Mao Geping Cosmetics shares fell 2.5% in today’s trading to HK$59.55, reaching an intraday low of HK$58.65 as investors pushed the stock closer to the bottom of its 52-week range of HK$55.40 to HK$130.60. No new earnings report, analyst note beyond Morgan Stanley’s action, or corporate announcement emerged to counteract selling pressure during the session.
Analyst revision
Morgan Stanley lowered its price target for Mao Geping (HK:1318) to HK$72 from its prior target, citing expectations of slimmer profit margins and higher advertising spending. The bank trimmed its sales forecasts for 2026 and 2027 by 2% to 3%, and now forecasts year-over-year sales growth of 27% for 2026 and 21% for 2027. While online sales have been robust this year—helped by broader key opinion leader livestreaming activity and demand for makeup—Morgan Stanley noted the company’s skincare line is more dependent on offline retail, which may be affected by softer premium mall traffic observed in April and May.
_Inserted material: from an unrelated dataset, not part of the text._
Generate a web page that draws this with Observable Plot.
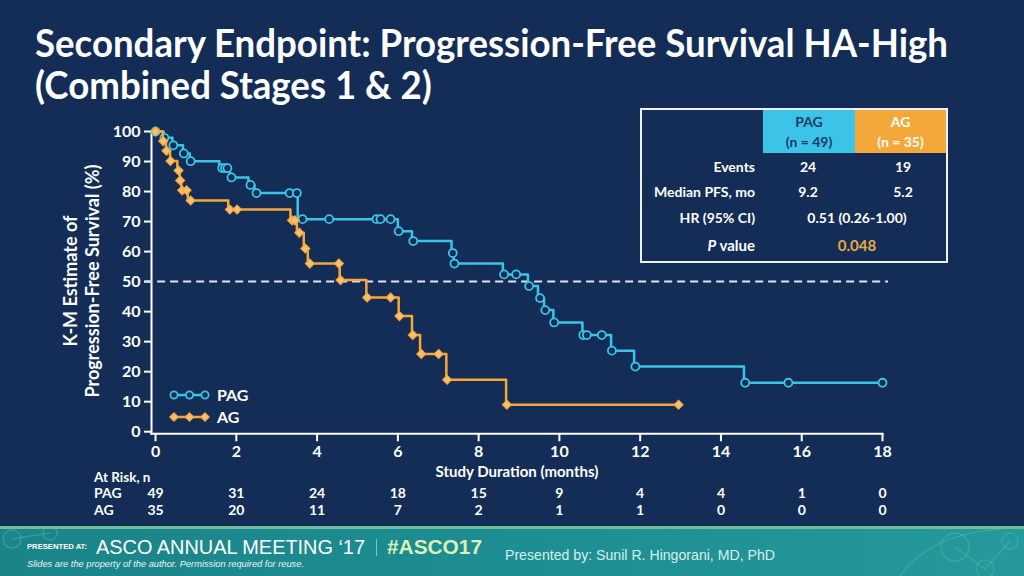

To reflect higher online advertising and promotional costs, Morgan Stanley cut its operating profit margin assumptions to 28.8% for 2026 and 27.8% for 2027. These margin adjustments translated into earnings per share estimate reductions of 5% for 2026 and 7% for 2027. The bank also reduced its target price-to-earnings multiple to 21 times 2026 estimates from 28 times previously, producing an overall 28% decrease in the price target.
Market backdrop
The Hang Seng Index traded near flat in the session at approximately 25,599, offering little broader market support for consumer discretionary stocks. Within Hong Kong-listed Chinese equities, investors rotated into technology names while finance and technology services lagged, and electronic technology shares rose. That sector rotation left consumer-facing names, including Mao Geping, without the sector momentum that can support rebounds.
Investors remained cautious amid ongoing US-Iran peace negotiations, which market participants continued to watch for signs of de-escalation. The absence of a clear macro tailwind combined with the stock’s proximity to multi-month lows contributed to the decline in Mao Geping’s share price during the session.
Context on demand and positioning
China’s cosmetics retail market reached a record 465.3 billion RMB in 2025, up 5.1% year-over-year, indicating that underlying consumer demand for cosmetics remains intact. Nonetheless, the short-term drivers for the company’s share price appear to be investor positioning and macro caution rather than a deterioration in overall market demand.
Takeaway
The stock’s retreat reflects a combination of a lowered analyst price target, adjustments to margin and earnings forecasts, and a market rotation away from consumer discretionary names. With no company-specific catalyst to offset these headwinds during the session, Mao Geping’s shares were vulnerable to further selling as they approached the lower end of their 52-week range.